O Douro sem vinhas, o Fundão sem cerejas, o Algarve sem laranjais, o Alentejo sem sobreiros, Trás-os-Montes sem olivais e castanheiros... Que Portugal seria este? Um deserto impensável, inimaginável, do ponto de vista da biodiversidade e da paisagem.

Fortalecer a agricultura é, também, garantir a fixação da população no interior, tão depauperado ao longo de décadas. Mas importa aumentar a sua rentabilidade e, sobretudo, dar valor ao produto e à produção, garantindo dignidade a quem trabalha a terra e a quem produz, ao invés de deixar os lucros no comércio e na grande distribuição. Sem investir na força produtiva, nunca será possível captar jovens para este trabalho, que foi e sempre será árduo.

Há, ainda, medidas que poderão ser determinantes para assegurar uma maior produção e, assim, a prosperidade da agricultura. Por exemplo, manter os terrenos cultiváveis, diminuindo o abandono das terras e expropriando-as a quem não as torna produtivas e punindo, através de impostos, quem possui terras que não são tratadas ou rentabilizadas. E, também, diversificar a agricultura, substituindo algumas produções que são hoje pouco rentáveis por outras mais sustentáveis, do ponto de vista ecológico e económico.

Urge um plano de reforma sério, a longo prazo, para a floresta e para a agricultura, por forma a que possa desenhar-se um projeto eficaz de produção, não massificado ou de produção extensiva, mas antes que tenha em conta os nossos recursos hídricos. Esta reforma deve passar, também, pela imposição do fim da importação e produção de produtos com pegada ecológica, que vão destruindo o planeta, como o abacate e a quinoa.

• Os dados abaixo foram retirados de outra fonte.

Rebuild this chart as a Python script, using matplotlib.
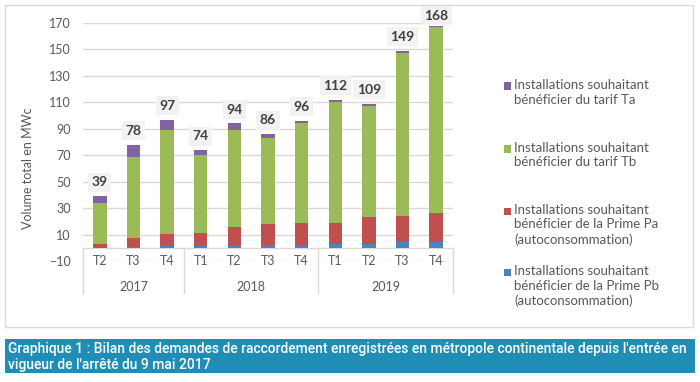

Por fim, importa, talvez acima de tudo, mudar mentalidades. Fazer intensas campanhas de sensibilização para uma alimentação saudável e pela importância dos produtos que vêm da (nossa) terra. E isto passa pela consideração pelo produto e por quem o produz; por olhar para o lavrador/agricultor com o respeito que merece e atribuindo-lhe a dignidade que deve ter. Sempre. Afinal, sem ele e sem a agricultura, não temos vida.